Más allá de la trama, más allá del contenido (que haberlo, lo hay), más allá de todo, está la forma. Un lirismo imperturbable de la imagen como pocas veces se ha visto en el cine. Un despliegue de dirección tan sumamente portentoso que consigue deslizarse suavemente a través de nuestras retinas mientras somos testigos de excepción de una composición pictórica apabullante. Leone imprime su indeleble sello personal a cada uno de los fotogramas del filme dotándolos de una significación tan sumamente recargada y virtuosa que logra eclipsar por completo el resto de elementos del filme.
Sin embargo, bajo ese eclipse, bajo esas sombras en que se transforman el resto de elementos de la cinta, encontramos maravillas como las magistrales interpretaciones de Charles Bronson, Jason Robards o Gabriele Ferzetti.
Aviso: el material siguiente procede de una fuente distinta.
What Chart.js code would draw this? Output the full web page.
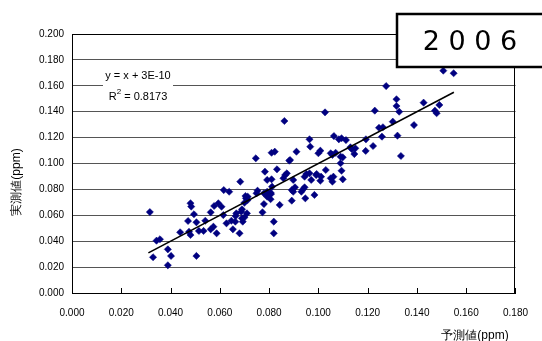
<!DOCTYPE html>
<html>
<head>
<meta charset="utf-8">
<script src="https://cdn.jsdelivr.net/npm/chart.js@4.4.1/dist/chart.umd.min.js"></script>
<style>
  html, body { margin: 0; padding: 0; background: #ffffff; }
  #wrap { position: relative; width: 542px; height: 341px; }
</style>
</head>
<body>
<div id="wrap"><canvas id="c" width="542" height="341"></canvas></div>
<script>
// ---- data ----
const predicted = [
  0.0316,0.0329,0.0343,0.0357,0.0389,0.0402,0.0389,0.0439,0.0505,0.0471,
  0.0481,0.0484,0.0495,0.0475,0.0481,0.0505,0.0515,0.0534,0.0541,0.0563,
  0.0563,0.0574,0.0587,0.0577,0.0594,0.0607,0.0616,0.0638,0.0627,0.0647,
  0.0653,0.0667,0.0664,0.0687,0.0690,0.0693,0.0700,0.0710,0.0690,0.0706,
  0.0680,0.0683,0.0704,0.0713,0.0700,0.0713,0.0753,0.0749,0.0779,0.0773,
  0.0792,0.0799,0.0806,0.0812,0.0819,0.0819,0.0779,0.0808,0.0792,0.0806,
  0.0843,0.0663,0.0614,0.0862,0.1027,0.0964,0.0967,0.1000,0.1008,0.1063,
  0.1050,0.0810,0.0823,0.0746,0.0911,0.0882,0.0832,0.0783,0.0792,0.0810,
  0.0858,0.0865,0.0898,0.0872,0.0892,0.0898,0.0905,0.0892,0.0931,0.0938,
  0.0944,0.0947,0.0964,0.0971,0.0991,0.1008,0.1011,0.0984,0.1030,0.1050,
  0.1057,0.1061,0.1083,0.1094,0.1112,0.1057,0.1070,0.1090,0.1094,0.1099,
  0.0993,0.0951,0.0944,0.0885,0.1507,0.1549,0.1275,0.1317,0.1317,0.1328,
  0.1229,0.1427,0.1491,0.1473,0.1480,0.1302,0.1388,0.1246,0.1262,0.1258,
  0.1321,0.1335,0.1193,0.1222,0.1192,0.1130,0.1136,0.1150,0.1146,0.1090,
  0.1099
];
const measured = [
  0.0625,0.0276,0.0404,0.0415,0.0337,0.0286,0.0214,0.0469,0.0286,0.0556,
  0.0693,0.0667,0.0608,0.0473,0.0448,0.0546,0.0479,0.0479,0.0558,0.0623,
  0.0492,0.0512,0.0461,0.0672,0.0693,0.0666,0.0795,0.0782,0.0538,0.0558,
  0.0492,0.0615,0.0594,0.0628,0.0577,0.0551,0.0584,0.0615,0.0646,0.0731,
  0.0461,0.0860,0.0749,0.0744,0.0697,0.0718,0.0790,0.0770,0.0687,0.0623,
  0.0782,0.0757,0.0775,0.0821,0.0551,0.0461,0.0770,0.0765,0.0744,0.0724,
  0.0680,0.0551,0.0602,0.1328,0.1395,0.1187,0.1130,0.1079,0.1099,0.1212,
  0.1079,0.1083,0.1091,0.1040,0.1091,0.1022,0.0955,0.0937,0.0873,0.0878,
  0.0886,0.0911,0.0873,0.0924,0.0795,0.0782,0.0816,0.0713,0.0782,0.0801,
  0.0816,0.0731,0.0924,0.0873,0.0911,0.0867,0.0898,0.0757,0.0950,0.0886,
  0.0860,0.0898,0.1187,0.1195,0.1181,0.1066,0.1083,0.1002,0.0944,0.0878,
  0.0919,0.0919,0.0898,0.1027,0.1717,0.1697,0.1598,0.1496,0.1444,0.1400,
  0.1408,0.1470,0.1452,0.1408,0.1388,0.1323,0.1297,0.1276,0.1280,0.1207,
  0.1215,0.1058,0.1187,0.1135,0.1097,0.1125,0.1110,0.1117,0.1073,0.1053,
  0.1048
];
// trend line y = slope * x + intercept, drawn over the range of predicted values
const trendSlope = 1;
const trendIntercept = 3e-10;
const trendRange = [0.031, 0.155];
const equationLines = ['y = x + 3E-10', 'R', '2', ' = 0.8173'];
const yearLabel = '2 0 0 6';
const xTitle = '予測値(ppm)';
const yTitle = '実測値(ppm)';

const points = predicted.map((x, i) => ({ x: x, y: measured[i] }));
const trend = trendRange.map(x => ({ x: x, y: trendSlope * x + trendIntercept }));

const FONT = '"Liberation Sans", Arial, sans-serif';

const annot = {
  id: 'annot',
  afterDraw(chart) {
    const ctx = chart.ctx;
    const ca = chart.chartArea;
    const xs = chart.scales.x;
    ctx.save();
    // plot frame
    ctx.strokeStyle = '#000';
    ctx.lineWidth = 1;
    ctx.strokeRect(Math.round(ca.left) + 0.5, Math.round(ca.top) + 0.5,
                   Math.round(ca.right - ca.left) - 1, Math.round(ca.bottom - ca.top));
    // inside tick marks on the x axis
    xs.ticks.forEach(t => {
      const px = Math.round(xs.getPixelForValue(t.value)) + 0.5;
      ctx.beginPath();
      ctx.moveTo(px, ca.bottom);
      ctx.lineTo(px, ca.bottom - 5);
      ctx.stroke();
    });
    // equation label
    ctx.fillStyle = '#fff';
    ctx.fillRect(103, 66, 70, 42);
    ctx.fillStyle = '#000';
    ctx.font = '11px ' + FONT;
    ctx.textAlign = 'center';
    ctx.textBaseline = 'middle';
    ctx.fillText(equationLines[0], 138, 76);
    const w1 = ctx.measureText(equationLines[1]).width;
    ctx.font = '8px ' + FONT;
    const w2 = ctx.measureText(equationLines[2]).width;
    ctx.font = '11px ' + FONT;
    const w3 = ctx.measureText(equationLines[3]).width;
    let sx = 138 - (w1 + w2 + w3) / 2;
    ctx.textAlign = 'left';
    ctx.fillText(equationLines[1], sx, 97);
    ctx.font = '8px ' + FONT;
    ctx.fillText(equationLines[2], sx + w1, 92);
    ctx.font = '11px ' + FONT;
    ctx.fillText(equationLines[3], sx + w1 + w2, 97);
    // year box
    ctx.fillStyle = '#fff';
    ctx.fillRect(397, 14, 150, 53);
    ctx.strokeStyle = '#000';
    ctx.lineWidth = 2.5;
    ctx.strokeRect(397, 14, 150, 53);
    ctx.fillStyle = '#000';
    ctx.font = '27px "DejaVu Sans", sans-serif';
    ctx.textAlign = 'center';
    ctx.textBaseline = 'middle';
    ctx.fillText(yearLabel, 470, 43);
    // axis titles
    ctx.font = '12px ' + FONT;
    ctx.fillText(xTitle, 475, 336);
    ctx.translate(17, 182);
    ctx.rotate(-Math.PI / 2);
    ctx.fillText(yTitle, 0, 0);
    ctx.restore();
  }
};

new Chart(document.getElementById('c'), {
  type: 'scatter',
  data: {
    datasets: [
      {
        type: 'line',
        label: 'trend',
        data: trend,
        borderColor: '#000',
        borderWidth: 1.6,
        pointRadius: 0,
        fill: false,
        order: 0
      },
      {
        label: 'data',
        data: points,
        pointStyle: 'rectRot',
        pointRadius: 3.6,
        backgroundColor: '#000080',
        borderColor: '#000080',
        borderWidth: 0.5,
        order: 1
      }
    ]
  },
  options: {
    responsive: false,
    animation: false,
    events: [],
    layout: { padding: { left: 0, right: 16, top: 34, bottom: 0 } },
    plugins: { legend: { display: false }, tooltip: { enabled: false }, title: { display: false } },
    scales: {
      x: {
        type: 'linear',
        min: 0, max: 0.18,
        afterFit: s => { s.height = 48; },
        ticks: {
          stepSize: 0.02,
          padding: 14,
          color: '#000',
          font: { family: FONT, size: 10 },
          callback: v => Number(v).toFixed(3),
          maxRotation: 0
        },
        grid: { drawOnChartArea: false, drawTicks: false },
        border: { color: '#000', width: 1 }
      },
      y: {
        type: 'linear',
        min: 0, max: 0.2,
        afterFit: s => { s.width = 72; },
        ticks: {
          stepSize: 0.02,
          padding: 8,
          color: '#000',
          font: { family: FONT, size: 10 },
          callback: v => Number(v).toFixed(3)
        },
        grid: { color: '#555', lineWidth: 1, drawTicks: false },
        border: { color: '#000', width: 1 }
      }
    }
  },
  plugins: [annot]
});
</script>
</body>
</html>
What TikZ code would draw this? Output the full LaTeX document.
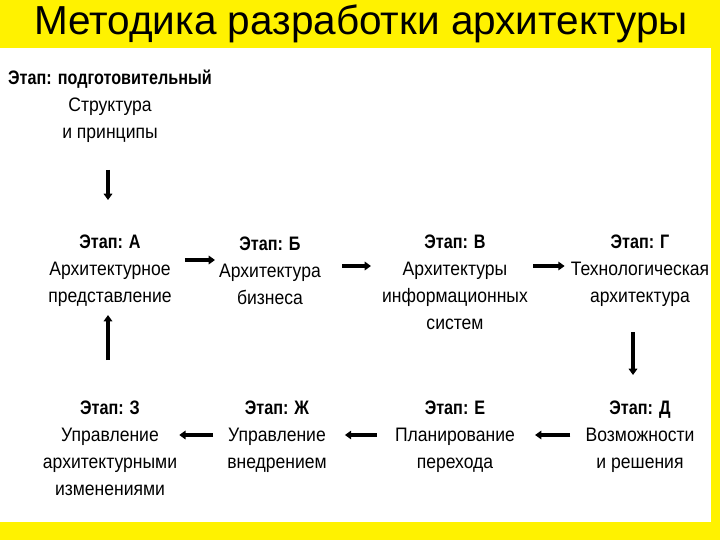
\documentclass[tikz,border=0pt]{standalone}
\usepackage{fontspec}
\setmainfont{Liberation Sans}
\newfontfamily\narrowsans[FakeStretch=0.9]{Liberation Sans}
\newfontfamily\narrowbold[FakeStretch=0.83]{Liberation Sans Bold}
\usetikzlibrary{arrows.meta}
\newcommand{\stagehead}[1]{{\narrowbold #1}}
\tikzset{
	stage/.style={align=center, inner sep=0pt, anchor=north, font=\narrowsans\fontsize{19.5}{27}\selectfont},
	flow/.style={line width=1.6mm, -{Triangle[length=2.2mm, width=3mm]}}
}

\begin{document}
\begin{tikzpicture}[x=1pt, y=-1pt]
			%%%%% START %%%%%
			
			\useasboundingbox (0, 0) rectangle (720, 540);
			\fill[color=yellow] (0, 0) rectangle (720, 540);
			\fill[color=white] (0, 48) rectangle (711, 522);
			
			\node[font=\fontsize{40.5}{44}\selectfont] (title) at (361, 24) {Методика разработки архитектуры};
			
			\node[stage] (prep) at (110, 70) {\stagehead{Этап: подготовительный}\\Структура\\и принципы};
			
			\node[stage] (a) at (110, 235) {\stagehead{Этап: А}\\Архитектурное\\представление};
			\node[stage] (b) at (270, 237) {\stagehead{Этап: Б}\\Архитектура\\бизнеса};
			\node[stage] (v) at (455, 235) {\stagehead{Этап: В}\\Архитектуры\\информационных\\систем};
			\node[stage] (g) at (640, 235) {\stagehead{Этап: Г}\\Технологическая\\архитектура};
			
			\node[stage] (d) at (640, 401) {\stagehead{Этап: Д}\\Возможности\\и решения};
			\node[stage] (e) at (455, 401) {\stagehead{Этап: Е}\\Планирование\\перехода};
			\node[stage] (zh) at (277, 401) {\stagehead{Этап: Ж}\\Управление\\внедрением};
			\node[stage] (z) at (110, 401) {\stagehead{Этап: З}\\Управление\\архитектурными\\изменениями};
			
			\draw[flow, shorten <=27pt, shorten >=35pt] ([xshift=-2pt]prep.south) -- ([xshift=-2pt]prep.south |- a.north);
			
			\draw[flow, shorten <=13pt, shorten >=4pt] ([yshift=-25pt]a.north east) -- ([yshift=-25pt]a.north east -| b.west);
			\draw[flow, shorten <=21pt, shorten >=11pt] ([yshift=-29pt]b.north east) -- ([yshift=-29pt]b.north east -| v.west);
			\draw[flow, shorten <=5pt, shorten >=6pt] ([yshift=-31pt]v.north east) -- ([yshift=-31pt]v.north east -| g.west);
			
			\draw[flow, shorten <=25pt, shorten >=26pt] ([xshift=-7pt]g.south) -- ([xshift=-7pt]g.south |- d.north);
			
			\draw[flow, shorten <=15pt, shorten >=20pt] ([yshift=-34pt]d.north west) -- ([yshift=-34pt]d.north west -| e.east);
			\draw[flow, shorten <=18pt, shorten >=18pt] ([yshift=-34pt]e.north west) -- ([yshift=-34pt]e.north west -| zh.east);
			\draw[flow, shorten <=14pt, shorten >=2pt] ([yshift=-34pt]zh.north west) -- ([yshift=-34pt]zh.north west -| z.east);
			
			\draw[flow, shorten <=41pt, shorten >=8pt] ([xshift=-2pt]z.north) -- ([xshift=-2pt]z.north |- a.south);
			
			%%%%% END %%%%%
		\end{tikzpicture}
\end{document}
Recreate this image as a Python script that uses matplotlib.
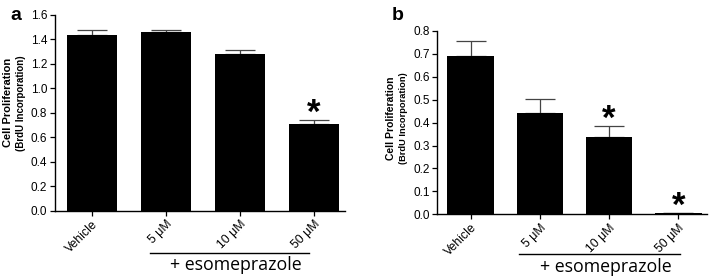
import matplotlib
matplotlib.use("Agg")
import matplotlib.pyplot as plt
import numpy as np

plt.rcParams['font.family'] = ['Liberation Sans', 'DejaVu Sans']

categories = ["Vehicle", "5 \u03bcM", "10 \u03bcM", "50 \u03bcM"]
values_a = [1.44, 1.46, 1.28, 0.705]
errors_a = [0.04, 0.02, 0.03, 0.035]
values_b = [0.692, 0.441, 0.336, 0.005]
errors_b = [0.066, 0.062, 0.051, 0.002]
sig_a = [False, False, False, True]
sig_b = [False, False, True, True]
yticks_a = [0.0, 0.2, 0.4, 0.6, 0.8, 1.0, 1.2, 1.4, 1.6]
yticks_b = [0.0, 0.1, 0.2, 0.3, 0.4, 0.5, 0.6, 0.7, 0.8]

W, H = 709, 277
fig = plt.figure(figsize=(W / 100, H / 100), dpi=100)


def px_axes(l, r, t, b):
    return fig.add_axes([l / W, 1 - b / H, (r - l) / W, (b - t) / H])


def draw(ax, values, errors, sig, yticks, ymax, xlim, bracket, text_x, br_y, tx_y):
    x = np.arange(len(categories))
    ax.bar(x, values, width=0.67, color='black', zorder=2)
    ax.errorbar(x, values, yerr=[np.zeros(len(errors)), errors], fmt='none',
                ecolor='#444444', elinewidth=0.9, capsize=10.5, capthick=0.9, zorder=1)
    for xi, v, e, s in zip(x, values, errors, sig):
        if s:
            ax.annotate('*', (xi, v + e), xytext=(0, -3), textcoords='offset pixels',
                        ha='center', va='baseline', fontsize=25, fontweight='bold')
    ax.set_ylim(0, ymax)
    ax.set_xlim(*xlim)
    ax.set_yticks(yticks)
    ax.set_yticklabels([f"{t:.1f}" for t in yticks], fontsize=8.5)
    ax.set_xticks(x)
    ax.set_xticklabels(categories, rotation=45, ha='right', rotation_mode='anchor', fontsize=8.8)
    for sp in ['top', 'right']:
        ax.spines[sp].set_visible(False)
    for sp in ['left', 'bottom']:
        ax.spines[sp].set_linewidth(1.0)
    ax.tick_params(direction='out', length=3.5, width=0.9, pad=2)
    trans = ax.get_xaxis_transform()
    ax.plot(bracket, [br_y, br_y], color='black', lw=1.0, transform=trans, clip_on=False)
    ax.text(text_x, tx_y, '+ esomeprazole', ha='center', va='center', fontsize=12.8,
            family=['Open Sans', 'DejaVu Sans'], transform=trans)


ax_a = px_axes(55, 345, 15, 210.7)
draw(ax_a, values_a, errors_a, sig_a, yticks_a, 1.6, (-0.5, 3.42),
     [0.78, 2.94], 1.95, -0.215, -0.28)
ax_b = px_axes(437.3, 706.7, 31, 214.3)
draw(ax_b, values_b, errors_b, sig_b, yticks_b, 0.8, (-0.48, 3.41),
     [0.70, 3.02], 1.96, -0.218, -0.29)

# y labels
fig.text(8.5 / W, 1 - 102 / H, 'Cell Proliferation', rotation=90, ha='center', va='center',
         fontsize=8.0, fontweight='bold')
fig.text(21.5 / W, 1 - 103 / H, '(BrdU Incorporation)', rotation=90, ha='center', va='center',
         fontsize=7.0, fontweight='bold')
fig.text(391.5 / W, 1 - 118 / H, 'Cell Proliferation', rotation=90, ha='center', va='center',
         fontsize=7.5, fontweight='bold')
fig.text(403.5 / W, 1 - 118 / H, '(BrdU Incorporation)', rotation=90, ha='center', va='center',
         fontsize=6.7, fontweight='bold')

fig.text(16 / W, 1 - 15 / H, 'a', ha='center', va='center', fontsize=14, fontweight='bold')
fig.text(398 / W, 1 - 15 / H, 'b', ha='center', va='center', fontsize=14, fontweight='bold')

fig.savefig('out.png', dpi=100)
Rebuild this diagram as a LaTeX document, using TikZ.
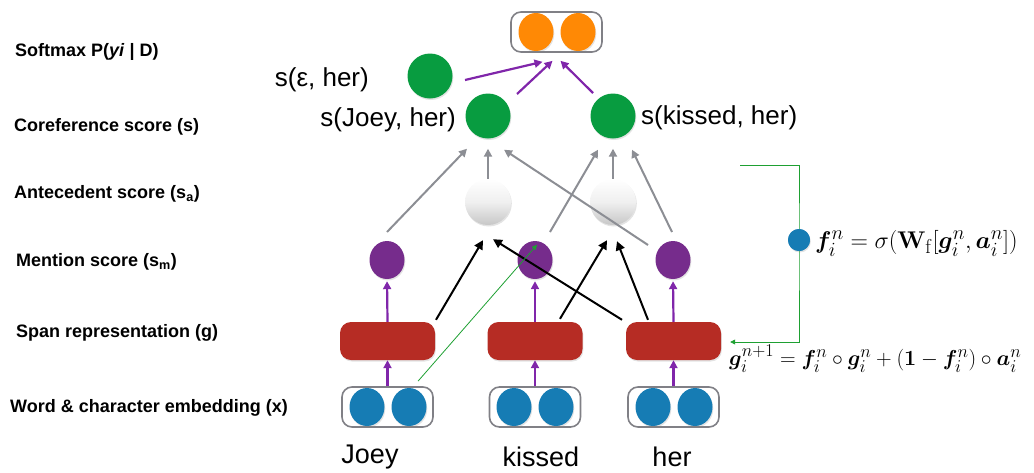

Pero si hay alguien que sobresale por encima de todos ellos, alguien que logra crear un personaje absolutamente inolvidable e imperecedero, ese no es otro que Henry Fonda.
Con su impagable recreación del despiadado Frank, Fonda sube algunos peldaños más en su particular periplo por la escalera hacia el paraíso interpretativo en el que merece sin duda estar. Esa continua sensación de ambigüedad que se desprende de sus miradas; esos ademanes tan parsimoniosos pero tan letales, esa suficiencia con la que mide cada una de sus palabras.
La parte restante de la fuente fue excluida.